Contrairement à ce que beaucoup de gens, y compris chez nous, pensent, l’Islam n’est pas une religion qui incite à avoir des enfants. Au fond, la religion catholique romaine est la seule à avoir combattu les contraceptifs à grande échelle (avec un succès limité, soit dit en passant). Au Moyen-Orient aussi, avoir beaucoup d’enfants est la conséquence de sociétés défavorisées avec beaucoup de pauvreté, peu d’éducation et peu de droits pour les femmes. Ce sont aussi des sociétés où beaucoup de jeunes hommes n’ont pas de grandes perspectives d’avenir dans la vie. Ils sont un terreau fertile pour le terrorisme suicidaire et d’autres facteurs de déstabilisation.
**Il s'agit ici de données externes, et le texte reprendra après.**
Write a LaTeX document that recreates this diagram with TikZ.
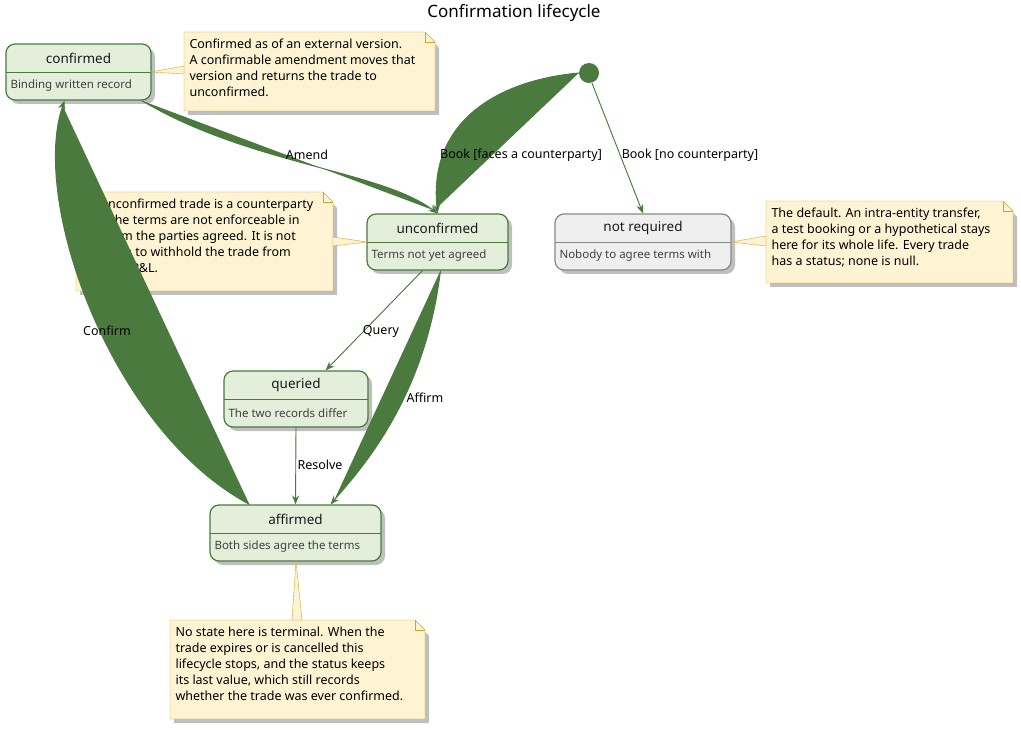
\documentclass[tikz,border=0pt]{standalone}
\usepackage{fontspec}
\setmainfont{Noto Sans}
\usetikzlibrary{positioning, arrows.meta}
\definecolor{stfill}{HTML}{E3EFDA}
\definecolor{stline}{HTML}{4A7A3E}
\definecolor{grfill}{HTML}{EFEFEF}
\definecolor{grline}{HTML}{888888}
\definecolor{ntfill}{HTML}{FEF3D3}
\definecolor{ntline}{HTML}{D2A52A}
\newcommand{\stbox}[8]{% name, x1, y1, x2, y2, title, body, colours
  \fill[black!25, rounded corners=9pt] ({#2+4},{#3+4}) rectangle ({#4+4},{#5+4});
  \node[st, #8, minimum width={#4-#2}, minimum height={#5-#3}] (#1) at ({(#2+#4)/2},{(#3+#5)/2}) {};
  \draw[#8] (#2,{#3+28}) -- (#4,{#3+28});
  \node[sttitle] (#1t) at ({(#2+#4)/2},{#3+14}) {#6};
  \node[stbody, anchor=west] (#1b) at ({#2+1},{#3+42}) {#7};
}
\newcommand{\ntbox}[6]{% name, x1, y1, x2, y2, text
  \fill[black!25] ({#2+4},{#3+4}) -- ({#4-8},{#3+4}) -- ({#4+4},{#3+16}) -- ({#4+4},{#5+4}) -- ({#2+4},{#5+4}) -- cycle;
  \draw[nt] (#2,#3) -- ({#4-10},#3) -- (#4,{#3+10}) -- (#4,#5) -- (#2,#5) -- cycle;
  \draw[ntline] ({#4-10},#3) -- ({#4-10},{#3+10}) -- (#4,{#3+10});
  \node[nttext, anchor=north west] (#1) at ({#2+2},{#3+3}) {#6};
}
\begin{document}
\begin{tikzpicture}[x=1pt, y=-1pt,
  st/.style={draw, rounded corners=9pt, line width=1.2pt, inner sep=0pt},
  green/.style={draw=stline, fill=stfill},
  grey/.style={draw=grline, fill=grfill},
  sttitle/.style={font=\fontsize{13.5}{15}\selectfont, text=black!90},
  stbody/.style={font=\fontsize{11.5}{13}\selectfont, text=black!75},
  nt/.style={draw=ntline, fill=ntfill},
  nttext/.style={align=left, font=\fontsize{12.5}{16}\selectfont},
  tr/.style={-{Stealth[length=9pt, width=7pt, inset=3pt]}, draw=stline, fill=stline, line width=0.9pt},
  lab/.style={font=\fontsize{12.5}{15}\selectfont}]
\useasboundingbox (0,0) rectangle (1021,730);
\node[font=\fontsize{17}{20}\selectfont] (title) at (514,13) {Confirmation lifecycle};

% states
\stbox{confirmed}{6}{44}{151}{100}{confirmed}{Binding written record}{green}
\stbox{unconfirmed}{367}{214}{508}{270}{unconfirmed}{Terms not yet agreed}{green}
\stbox{notreq}{555}{214}{731}{270}{not required}{Nobody to agree terms with}{grey}
\stbox{queried}{224}{371}{368}{427}{queried}{The two records differ}{green}
\stbox{affirmed}{210}{505}{381}{561}{affirmed}{Both sides agree the terms}{green}
\node[circle, fill=stline, minimum size=20pt, inner sep=0pt] (start) at (589,73) {};

% notes
\ntbox{n1}{184}{32}{435}{111}{Confirmed as of an external version.\\A confirmable amendment moves that\\version and returns the trade to\\unconfirmed.}
\ntbox{n2}{76}{192}{333}{291}{An unconfirmed trade is a counterparty\\risk: the terms are not enforceable in\\the form the parties agreed. It is not\\a reason to withhold the trade from\\risk and P\&L.}
\ntbox{n3}{766}{201}{1013}{283}{The default. An intra-entity transfer,\\a test booking or a hypothetical stays\\here for its whole life. Every trade\\has a status; none is null.}
\ntbox{n4}{170}{620}{425}{719}{No state here is terminal. When the\\trade expires or is cancelled this\\lifecycle stops, and the status keeps\\its last value, which still records\\whether the trade was ever confirmed.}

% note links
\fill[ntfill, draw=ntline] (151,72) -- (184,66) -- (184,74) -- cycle;
\fill[ntfill, draw=ntline] (367,242) -- (333,237) -- (333,246) -- cycle;
\fill[ntfill, draw=ntline] (731,242) -- (766,236) -- (766,246) -- cycle;
\fill[ntfill, draw=ntline] (296,561) -- (292,620) -- (302,620) -- cycle;

% transitions
\draw[tr] ([xshift=-10pt]confirmed.south east) .. controls (250,165) and (380,170) .. (unconfirmed.north);
\draw[tr] (start.west) .. controls (500,80) and (428,120) .. (unconfirmed.north);
\draw[tr] ([xshift=3pt]start.south) -- (notreq.north);
\draw[tr] ([xshift=-15pt]unconfirmed.south) -- ([xshift=-43pt]queried.north east);
\draw[tr] ([xshift=3pt]unconfirmed.south) .. controls (425,400) and (360,470) .. ([xshift=-51pt]affirmed.north east);
\draw[tr] (queried.south) -- (affirmed.north);
\draw[tr] ([xshift=40pt]affirmed.north west) .. controls (110,430) and (30,200) .. ([xshift=-14pt]confirmed.south);

\node[lab] (lamend) at (307,155) {Amend};
\node[lab] (lbook1) at (521,155) {Book [faces a counterparty]};
\node[lab] (lbook2) at (690,155) {Book [no counterparty]};
\node[lab] (lquery) at (381,331) {Query};
\node[lab] (laffirm) at (425,398) {Affirm};
\node[lab] (lresolve) at (320,465) {Resolve};
\node[lab] (lconfirm) at (107,331) {Confirm};
\end{tikzpicture}
\end{document}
Selon Morland, des pays comme l’Iran et le Liban sont sur la bonne voie du point de vue démographique. Mais une grande partie du Moyen-Orient et de l’Afrique du Nord est « la région du monde la moins capable de se nourrir elle-même ». Un problème sous-estimé se pose en Égypte : « La migration méditerranéenne dont nous avons été témoins jusqu’à présent pourrait, à terme, n’être qu’un avant-goût de ce qui reste à venir. Cent millions d’Égyptiens affamés et désespérés sur les rives de la Méditerranée éclipseraient toute crise migratoire que l’Europe a connue jusqu’ici. » Theo Franken et les siens sont prévenus.